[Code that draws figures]
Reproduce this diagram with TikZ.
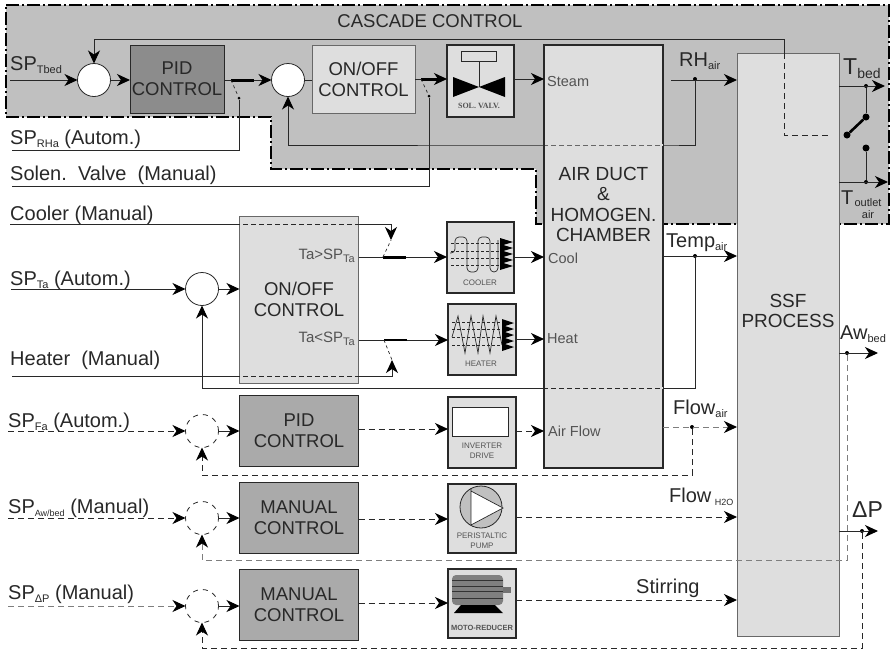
\documentclass[tikz,border=0pt]{standalone}
\usepackage{fontspec}
\setmainfont{Liberation Sans}
\newfontfamily\iconserif{Liberation Serif}
\usepackage{xcolor}
\usetikzlibrary{arrows.meta,calc}
\definecolor{cascade}{RGB}{192,192,192}
\definecolor{lightbox}{RGB}{222,222,222}
\definecolor{pidgray}{RGB}{140,140,140}
\definecolor{ctlgray}{RGB}{170,170,170}
\definecolor{ink}{RGB}{40,40,40}
\newcommand{\subtx}[1]{\raisebox{-3pt}{\fontsize{11}{11}\selectfont #1}}
\tikzset{
  block/.style={draw=ink,line width=1pt,inner sep=0pt,outer sep=0pt,align=center,text=ink,
    font=\fontsize{18.5}{21}\selectfont},
  device/.style={block,fill=lightbox,line width=1.2pt},
  sumnode/.style={circle,draw=ink,fill=white,line width=.8pt,minimum size=33pt,inner sep=0pt,outer sep=0pt},
  jdot/.style={circle,fill=black,minimum size=4pt,inner sep=0pt},
  lab/.style={anchor=base west,inner sep=0pt,text=ink,font=\fontsize{20}{22}\selectfont},
  port/.style={anchor=base west,inner sep=0pt,text=ink!80,font=\fontsize{14.5}{16}\selectfont},
  tag/.style={anchor=base east,inner sep=0pt,text=ink!80,font=\fontsize{15}{16}\selectfont},
  icontxt/.style={inner sep=0pt,align=center,text=ink!80,font=\fontsize{8}{10}\selectfont},
  wire/.style={draw=ink,line width=1pt},
  flow/.style={wire,-{Stealth[length=13pt,width=12pt,inset=4pt,color=black]}},
  dwire/.style={wire,dash pattern=on 6pt off 4pt},
  dflow/.style={flow,dash pattern=on 6pt off 4pt},
  thro/.style={draw=lightbox,line width=1.2pt,dash pattern=on 3pt off 5pt},
  contact/.style={draw=black,line width=3pt},
}
\begin{document}
\begin{tikzpicture}[x=1pt,y=-1pt]
\useasboundingbox (0,0) rectangle (894,649);
% cascade area
\fill[cascade] (6,5) -- (889,5) -- (889,224) -- (536,224) -- (536,169) -- (271,169) -- (271,117) -- (6,117) -- cycle;
\draw[black,line width=2pt,dash pattern=on 13pt off 3pt on 2pt off 3pt]
  (6,5) -- (889,5) -- (889,224) -- (536,224) -- (536,169) -- (271,169) -- (271,117) -- (6,117) -- cycle;
\node[inner sep=0pt,text=ink,font=\fontsize{18.5}{20}\selectfont] (cascadelab) at (430,21) {CASCADE CONTROL};

% big blocks
\node[block,fill=lightbox,minimum width=119pt,minimum height=423pt,line width=1.2pt] (duct) at (603.5,256.5) {};
\node[block,fill=lightbox,draw=ink!70,minimum width=102pt,minimum height=583pt] (ssf) at (788,344.5) {};
\node[block,anchor=center,draw=none,font=\fontsize{19}{20.5}\selectfont] (ducttxt) at (603.5,204.5) {AIR DUCT\\\&\\HOMOGEN.\\CHAMBER};
\node[block,draw=none,font=\fontsize{19}{20.5}\selectfont] (ssftxt) at (788,311) {SSF\\PROCESS};
\node[block,fill=pidgray,minimum width=94pt,minimum height=68pt] (pidb) at (177,79) {PID\\CONTROL};
\node[block,fill=lightbox,draw=ink!70,minimum width=103pt,minimum height=68pt] (onoffb) at (363.5,79) {ON/OFF\\CONTROL};
\node[block,fill=lightbox,draw=ink!70,minimum width=119pt,minimum height=167pt] (onoffa) at (299,299.5) {ON/OFF\\CONTROL};

% sums and control blocks of the lower rows
\node[sumnode] (sumt) at (94,80) {};
\node[sumnode] (sumrh) at (288,80) {};
\node[sumnode] (sumta) at (202,289) {};
\foreach \nm/\yy/\cy/\ctl in {
  fa/431/431/{PID\\CONTROL},
  aw/518/518/{MANUAL\\CONTROL},
  dp/606/605/{MANUAL\\CONTROL}}{
  \node[sumnode,dash pattern=on 5pt off 5pt,fill=none] (sum\nm) at (202,\yy) {};
  \node[block,fill=ctlgray,minimum width=119pt,minimum height=71pt] (ctl\nm) at (299,\cy) {\ctl};
  \draw[flow] (sum\nm.east) -- (ctl\nm.west |- sum\nm.east);
}

% device boxes
\node[device,minimum width=67pt,minimum height=72pt] (valve) at (480.5,81) {};
\node[device,minimum width=67pt,minimum height=71pt] (cooler) at (480.5,257.5) {};
\node[device,minimum width=68pt,minimum height=71pt] (heater) at (482,339.5) {};
\node[device,minimum width=68pt,minimum height=71pt] (inverter) at (482,432.5) {};
\node[device,minimum width=68pt,minimum height=69pt] (pump) at (482,518.5) {};
\node[device,minimum width=68pt,minimum height=69pt] (motor) at (482,603.5) {};

% valve
\draw[ink,fill=lightbox,line width=.8pt] (461,51) rectangle (496,61);
\draw[ink,line width=.8pt] (479,61) -- (479,87);
\fill[black] (453,77) -- (479,87) -- (453,97) -- cycle (505,77) -- (479,87) -- (505,97) -- cycle;
\node[icontxt,font=\iconserif\bfseries\fontsize{8}{10}\selectfont] (valvetxt) at (479,106) {SOL. VALV.};
% cooler
\foreach \yy in {243,251,258,265}{\draw[ink,densely dashed,line width=.5pt] (451,\yy) -- (500,\yy);}
\draw[ink,line width=.7pt,rounded corners=4pt] (450,253) -- (455,253) -- (455,237) -- (467,237) -- (467,272)
  -- (478,272) -- (478,237) -- (490,237) -- (490,272) -- (498,272) -- (498,240);
\foreach \yy in {242,248,254,260,266}{\fill[black] (500,\yy-4) -- (513,\yy) -- (500,\yy+4) -- cycle;}
\node[icontxt] (coolertxt) at (480,283) {COOLER};
% heater
\foreach \yy in {322,329,337,345}{\draw[ink,densely dashed,line width=.5pt] (452,\yy) -- (502,\yy);}
\draw[ink,line width=.7pt] (452,337) -- (458,316) -- (465,353) -- (471,316) -- (478,353) -- (483,316) -- (490,353) -- (496,316) -- (502,345);
\foreach \yy in {323,329,335,341,347}{\fill[black] (502,\yy-4) -- (514,\yy) -- (502,\yy+4) -- cycle;}
\node[icontxt] (heatertxt) at (481,364) {HEATER};
% inverter
\draw[ink,fill=white,line width=1pt] (452,407) rectangle (508,436);
\node[icontxt] (invertertxt) at (482,451) {INVERTER\\DRIVE};
% pump
\draw[ink,fill=cascade,line width=.8pt] (481,507) circle (21);
\fill[white] (471,491) -- (503,508) -- (471,525) -- cycle;
\draw[ink,line width=.7pt] (471,488) -- (471,525) -- (503,508) -- (471,491);
\node[icontxt] (pumptxt) at (482,541) {PERISTALTIC\\PUMP};
% motor
\fill[black!50,rounded corners=4pt] (452,575) rectangle (503,605);
\foreach \yy in {580,586,591,598}{\draw[black!80,line width=.8pt] (452,\yy) -- (503,\yy);}
\fill[black!55] (503,587) rectangle (511,593);
\fill[black] (454,613) -- (461,605) -- (495,605) -- (503,613) -- cycle;
\node[icontxt,font=\bfseries\fontsize{7.5}{9}\selectfont] (motortxt) at (482,628) {MOTO-REDUCER};

% free ends of the wires
\coordinate (sptbed) at (10,80);
\coordinate (sprh) at (12,150);
\coordinate (spsol) at (12,186);
\coordinate (spcool) at (10,224);
\coordinate (spta) at (11,289);
\coordinate (spheat) at (12,376);
\coordinate (rhout) at (671,80);
\coordinate (tempout) at (663,256);
\coordinate (flowout) at (663,427);

% junctions
\node[jdot] (jrh) at (695,79) {};
\node[jdot] (jtemp) at (695,256) {};
\node[jdot] (jflow) at (692,427) {};
\node[jdot] (jtbed) at (866,86) {};
\node[jdot] (jtout) at (866,182) {};
\node[jdot] (jaw) at (847,353) {};
\node[jdot] (jdp) at (862,531) {};
\node[jdot,minimum size=7pt] (swa) at (847,135) {};
\node[jdot,minimum size=7pt] (swb) at (866,117) {};
\node[jdot,minimum size=7pt] (swc) at (866,148) {};

% cascade loop
\draw[flow] (sptbed) -- (sumt.west);
\draw[flow] (sumt.east) -- (pidb.west |- sumt.east);
\draw[flow] (pidb.east |- sumrh.west) -- (sumrh.west);
\draw[contact] (231,80) coordinate (pidc) -- (254,80);
\node[jdot,minimum size=3pt] (pidsw) at (239,98) {};
\draw[ink,dashed,line width=.7pt] (pidc) -- (pidsw);
\draw[wire] (pidsw) -- (pidsw |- sprh) -- (sprh);
\draw[wire] (sumrh.east) -- (onoffb.west |- sumrh.east);
\draw[flow] (onoffb.east |- 0,79) -- (valve.west |- 0,79);
\draw[contact] (421,79) coordinate (bbc) -- (441,79);
\node[jdot,minimum size=3pt] (onsw) at (429,96) {};
\draw[ink,dashed,line width=.7pt] (bbc) -- (onsw);
\draw[wire] (onsw) -- (onsw |- spsol) -- (spsol);
\draw[flow] (valve.east |- 0,79) -- (duct.west |- 0,79);
\draw[flow] (rhout) -- (ssf.west |- rhout);
\draw[flow] (jrh) -- (jrh |- 0,145) -- (duct.east |- 0,145) -- (duct.west |- 0,145) -- (sumrh.south |- 0,145) -- (sumrh.south);
\draw[thro] (duct.east |- 0,145) -- (duct.west |- 0,145);
\draw[flow] (784,53) -- (784,39) -- (sumt.north |- 0,39) -- (sumt.north);
\draw[dwire] (784,53) -- (784,135) -- (830,135);
\draw[flow] (ssf.east |- jtbed) -- (885,86);
\draw[flow] (ssf.east |- jtout) -- (888,182);
\draw[wire] (jtbed) -- (swb);
\draw[black,line width=2.6pt] (swa) -- (swb);
\draw[wire] (swc) -- (jtout);

% air temperature loop
\draw[flow] (spcool) -- (391,224) -- (391,240);
\draw[thro] (onoffa.west |- spcool) -- (onoffa.east |- spcool);
\draw[flow] (onoffa.east |- 0,257) -- (cooler.west |- 0,257);
\draw[contact] (383,257) coordinate (coolc) -- (406,257);
\draw[ink,dashed,line width=.7pt] (coolc) -- (391,240);
\draw[flow] (cooler.east |- 0,257) -- (duct.west |- 0,257);
\draw[flow] (spheat) -- (392,376) -- (392,360);
\draw[thro] (onoffa.west |- spheat) -- (onoffa.east |- spheat);
\draw[flow] (onoffa.east |- 0,340) -- (heater.west |- 0,340);
\draw[contact,line width=1.8pt] (384,340) coordinate (heatc) -- (407,340);
\draw[ink,dashed,line width=.7pt] (heatc) -- (392,360);
\draw[flow] (heater.east |- 0,339) -- (duct.west |- 0,339);
\draw[flow] (spta) -- (sumta.west);
\draw[flow] (sumta.east) -- (onoffa.west |- sumta.east);
\draw[flow] (tempout) -- (ssf.west |- tempout);
\draw[flow] (jtemp) -- (jtemp |- 0,388) -- (sumta.south |- 0,388) -- (sumta.south);
\draw[thro] (duct.east |- 0,388) -- (duct.west |- 0,388);

% lower rows, dashed
\draw[dflow] (8,431) -- (sumfa.west);
\draw[dflow] (ctlfa.east |- 0,429) -- (inverter.west |- 0,429);
\draw[dflow] (inverter.east |- 0,431) -- (duct.west |- 0,431);
\draw[dflow,draw=ink!60] (flowout) -- (ssf.west |- flowout);
\draw[dflow] (jflow) -- (jflow |- 0,475) -- (sumfa.south |- 0,475) -- (sumfa.south);
\draw[dflow] (8,518) -- (sumaw.west);
\draw[dflow] (ctlaw.east |- 0,519) -- (pump.west |- 0,519);
\draw[dflow] (pump.east |- 0,517) -- (ssf.west |- 0,517);
\draw[flow] (ssf.east |- jaw) -- (878,353);
\draw[dflow,draw=ink!60] (jaw) -- (jaw |- 0,560) -- (sumaw.south |- 0,560) -- (sumaw.south);
\draw[dflow,draw=ink!60] (8,606) -- (sumdp.west);
\draw[dflow] (ctldp.east |- 0,603) -- (motor.west |- 0,603);
\draw[dflow] (motor.east |- 0,600) -- (ssf.west |- 0,600);
\draw[flow] (ssf.east |- jdp) -- (878,531);
\draw[dflow] (jdp) -- (jdp |- 0,648) -- (sumdp.south |- 0,648) -- (sumdp.south);

% labels
\foreach \nm/\xx/\yy/\lab in {
  a/10/70/{SP\subtx{Tbed}},
  b/10/144/{SP\subtx{RHa} (Autom.)},
  c/10/180/{Solen.\ \ Valve\ \ (Manual)},
  d/10/220/{Cooler (Manual)},
  e/10/285/{SP\subtx{Ta} (Autom.)},
  f/10/365/{Heater\ \ (Manual)},
  g/8/427/{SP\subtx{Fa} (Autom.)},
  h/8/513/{SP\raisebox{-3pt}{\fontsize{9}{9}\selectfont Aw/bed} (Manual)},
  i/8/599/{SP\subtx{ΔP} (Manual)},
  j/679/66/{RH\subtx{air}},
  k/666/247/{Temp\subtx{air}},
  l/673/414/{Flow\subtx{air}},
  m/669/502/{Flow\,\raisebox{-3pt}{\fontsize{9}{9}\selectfont H2O}},
  n/636/593/{Stirring},
  o/840/339/{Aw\subtx{bed}}}{
  \node[lab] (lab\nm) at (\xx,\yy) {\lab};
}
\foreach \nm/\xx/\yy/\lab in {
  a/547/86/Steam,
  b/548/263/Cool,
  c/547/343/Heat,
  d/548/436/Air Flow}{
  \node[port] (port\nm) at (\xx,\yy) {\lab};
}
\node[tag] (tagh) at (355,259) {Ta>SP\subtx{Ta}};
\node[tag] (tagl) at (355,342) {Ta<SP\subtx{Ta}};
\node[lab,font=\fontsize{23}{26}\selectfont] (labtbed) at (843,74) {T\raisebox{-4pt}{\fontsize{14}{14}\selectfont bed}};
\node[lab,font=\fontsize{20}{22}\selectfont] (labtout) at (841,204) {T};
\node[icontxt,text=ink,font=\fontsize{11}{12}\selectfont] (labtoutb) at (868,209) {outlet\\air};
\node[lab,font=\fontsize{23}{26}\selectfont] (labdp) at (852,517) {ΔP};
\end{tikzpicture}
\end{document}
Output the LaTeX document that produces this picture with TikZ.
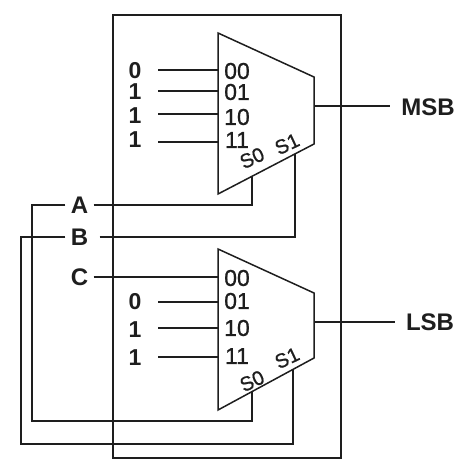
\documentclass[tikz,border=0pt]{standalone}
\usepackage{fontspec}
\setmainfont{Liberation Sans}
\newfontfamily\medfont[FakeBold=0.8]{Liberation Sans}
\usetikzlibrary{positioning}
\definecolor{ink}{HTML}{1E1E1E}

\begin{document}
\begin{tikzpicture}[
  x=1pt,y=1pt,
  wire/.style={draw=ink,line width=1.5pt},
  muxbody/.style={draw=ink,line width=1.5pt,line join=miter},
  bit/.style={font=\fontsize{23}{23}\selectfont\bfseries,text=ink,inner sep=0pt,minimum width=46pt},
  invar/.style={font=\fontsize{24}{24}\selectfont\bfseries,text=ink,inner sep=0pt,minimum width=28pt},
  outvar/.style={font=\fontsize{24}{24}\selectfont\bfseries,text=ink,inner sep=0pt},
  port/.style={font=\fontsize{23}{23}\medfont,text=ink,inner sep=0pt},
  sel/.style={font=\fontsize{20}{20}\medfont,text=ink,inner sep=0pt,rotate=25}
]
\useasboundingbox (0,0) rectangle (473,-472);
\node[draw=ink,line width=1.5pt,minimum width=228pt,minimum height=443pt] (chip) at (227,-236.5) {};

% upper mux
\coordinate (ua) at (218,-33);
\coordinate (ub) at (314,-77);
\coordinate (uc) at (314,-144);
\coordinate (ud) at (218,-194);
\draw[muxbody] (ua) -- (ub) -- (uc) -- (ud) -- cycle;
\node[port] (u00) at (237,-71)  {00};
\node[port] (u01) at (237,-92)  {01};
\node[port] (u10) at (237,-117) {10};
\node[port] (u11) at (237,-140) {11};
\node[sel]  (us0) at (252,-158) {S0};
\node[sel]  (us1) at (287,-144) {S1};
\coordinate (up00) at (218,-70);
\coordinate (up01) at (218,-91);
\coordinate (up10) at (218,-114);
\coordinate (up11) at (218,-142);
\coordinate (upout) at (314,-106);
\coordinate (ups0) at (252,-176);
\coordinate (ups1) at (295,-154);

% lower mux
\coordinate (la) at (218,-249);
\coordinate (lb) at (314,-293);
\coordinate (lc) at (314,-358);
\coordinate (ld) at (218,-410);
\draw[muxbody] (la) -- (lb) -- (lc) -- (ld) -- cycle;
\node[port] (l00) at (237,-278) {00};
\node[port] (l01) at (237,-301) {01};
\node[port] (l10) at (237,-328) {10};
\node[port] (l11) at (237,-356) {11};
\node[sel]  (ls0) at (252,-381) {S0};
\node[sel]  (ls1) at (287,-358) {S1};
\coordinate (lp00) at (218,-277);
\coordinate (lp01) at (218,-302);
\coordinate (lp10) at (218,-328);
\coordinate (lp11) at (218,-357);
\coordinate (lpout) at (314,-322);
\coordinate (lps0) at (252,-392);
\coordinate (lps1) at (293,-369);

% inputs
\node[bit] (d0) at (135,-71)  {0};
\node[bit] (d1) at (135,-92)  {1};
\node[bit] (d2) at (135,-116) {1};
\node[bit] (d3) at (135,-140) {1};
\node[bit] (d4) at (135,-302) {0};
\node[bit] (d5) at (135,-330) {1};
\node[bit] (d6) at (135,-358) {1};
\node[invar] (vara) at (79.5,-205) {A};
\node[invar] (varb) at (79.5,-237) {B};
\node[invar] (varc) at (79.5,-277) {C};
\node[outvar] (msb) at (428,-107) {MSB};
\node[outvar] (lsb) at (430,-322) {LSB};
\coordinate (msbin) at (390,-106);
\coordinate (lsbin) at (395,-322);

\draw[wire] (d0.east |- up00) -- (up00);
\draw[wire] (d1.east |- up01) -- (up01);
\draw[wire] (d2.east |- up10) -- (up10);
\draw[wire] (d3.east |- up11) -- (up11);
\draw[wire] (d4.east |- lp01) -- (lp01);
\draw[wire] (d5.east |- lp10) -- (lp10);
\draw[wire] (d6.east |- lp11) -- (lp11);
\draw[wire] (varc.east) -- (lp00);
\draw[wire] (upout) -- (msbin);
\draw[wire] (lpout) -- (lsbin);

% selects
\draw[wire] (vara.east) -- (ups0 |- vara.east) -- (ups0);
\draw[wire,shorten <=6pt] (varb.east) -- (ups1 |- varb.east) -- (ups1);
\draw[wire] (vara.west) -- (32,-205) -- (32,-421) -- (252,-421) -- (lps0);
\draw[wire] (varb.west) -- (21,-237) -- (21,-444) -- (293,-444) -- (lps1);
\end{tikzpicture}
\end{document}
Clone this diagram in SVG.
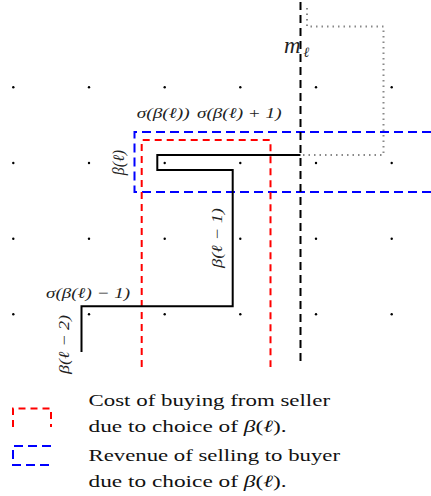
<svg xmlns="http://www.w3.org/2000/svg" width="431" height="496" viewBox="0 0 431 496">
<style>
.dot{fill:#000}
.math{font-family:"Liberation Serif","DejaVu Serif",serif;font-style:italic;font-size:15px;fill:#222}
.txt{font-family:"Liberation Serif","DejaVu Serif",serif;font-size:17px;fill:#111}
.red{fill:none;stroke:#ff0000;stroke-width:2;stroke-dasharray:7 5}
.blue{fill:none;stroke:#0000ff;stroke-width:2;stroke-dasharray:9 5}
.blk{fill:none;stroke:#000;stroke-width:2;stroke-dasharray:8 5}
.gray{fill:none;stroke:#888;stroke-width:2;stroke-dasharray:1.5 4}
.path{fill:none;stroke:#000;stroke-width:2}
</style>
<rect width="431" height="496" fill="#fff"/>
<g id="grid">
<circle class="dot" cx="13.3" cy="87.3" r="1.2"/><circle class="dot" cx="89" cy="87.3" r="1.2"/><circle class="dot" cx="164.7" cy="87.3" r="1.2"/><circle class="dot" cx="240.3" cy="87.3" r="1.2"/><circle class="dot" cx="316" cy="87.3" r="1.2"/><circle class="dot" cx="391.7" cy="87.3" r="1.2"/>
<circle class="dot" cx="13.3" cy="163" r="1.2"/><circle class="dot" cx="89" cy="163" r="1.2"/><circle class="dot" cx="164.7" cy="163" r="1.2"/><circle class="dot" cx="240.3" cy="163" r="1.2"/><circle class="dot" cx="316" cy="163" r="1.2"/><circle class="dot" cx="391.7" cy="163" r="1.2"/>
<circle class="dot" cx="13.3" cy="238.7" r="1.2"/><circle class="dot" cx="89" cy="238.7" r="1.2"/><circle class="dot" cx="164.7" cy="238.7" r="1.2"/><circle class="dot" cx="240.3" cy="238.7" r="1.2"/><circle class="dot" cx="316" cy="238.7" r="1.2"/><circle class="dot" cx="391.7" cy="238.7" r="1.2"/>
<circle class="dot" cx="13.3" cy="314.3" r="1.2"/><circle class="dot" cx="89" cy="314.3" r="1.2"/><circle class="dot" cx="164.7" cy="314.3" r="1.2"/><circle class="dot" cx="240.3" cy="314.3" r="1.2"/><circle class="dot" cx="316" cy="314.3" r="1.2"/><circle class="dot" cx="391.7" cy="314.3" r="1.2"/>
</g>
<g id="connectors">
<path id="gray-dotted" class="gray" d="M307,8 V26.5 H383.5 V155 H303"/>
<path id="blue-region" class="blue" d="M431,132 H134.5 V192 H431"/>
<path id="red-region" class="red" d="M141.7,367 V140 H270.5 V367"/>
<path id="m-line" class="blk" d="M300.5,2 V363"/>
<path id="staircase" class="path" d="M300.5,155 H157.3 V170 H232.7 V306.3 H81.5 V352"/>
</g>
<g id="labels">
<text class="math" x="284" y="53" style="font-size:23px">m</text>
<text class="math" x="303.5" y="57" style="font-size:14px">ℓ</text>
<text class="math" x="136.7" y="118" textLength="53" lengthAdjust="spacingAndGlyphs">σ(β(ℓ))</text>
<text class="math" x="197" y="118" textLength="84.5" lengthAdjust="spacingAndGlyphs">σ(β(ℓ) + 1)</text>
<text class="math" x="46" y="298" textLength="84" lengthAdjust="spacingAndGlyphs">σ(β(ℓ) − 1)</text>
<text class="math" transform="translate(123.5,162.5) rotate(-90)" text-anchor="middle" style="font-size:16px">β(ℓ)</text>
<text class="math" transform="translate(221.5,238) rotate(-90)" text-anchor="middle" textLength="60" lengthAdjust="spacingAndGlyphs">β(ℓ − 1)</text>
<text class="math" transform="translate(68.5,344.5) rotate(-90)" text-anchor="middle" textLength="59" lengthAdjust="spacingAndGlyphs">β(ℓ − 2)</text>
</g>
<g id="legend-red">
<path class="red" d="M13,427 V408.5 H51 V427"/>
<text class="txt" x="88.5" y="406" textLength="241.5" lengthAdjust="spacingAndGlyphs">Cost of buying from seller</text>
<text class="txt" x="88.5" y="432" textLength="198" lengthAdjust="spacingAndGlyphs">due to choice of <tspan font-style="italic">β</tspan>(<tspan font-style="italic">ℓ</tspan>).</text>
</g>
<g id="legend-blue">
<path class="blue" d="M51,446 H13 V465 H51"/>
<text class="txt" x="88.5" y="461" textLength="251.5" lengthAdjust="spacingAndGlyphs">Revenue of selling to buyer</text>
<text class="txt" x="88.5" y="487" textLength="198" lengthAdjust="spacingAndGlyphs">due to choice of <tspan font-style="italic">β</tspan>(<tspan font-style="italic">ℓ</tspan>).</text>
</g>
</svg>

● WORK TO COMPLETE
Find the word "with" in the data and show each line that holds it.

● SOLVED PROBLEM
Reproduce this diagram with TikZ.
Output the LaTeX document that produces this picture with TikZ.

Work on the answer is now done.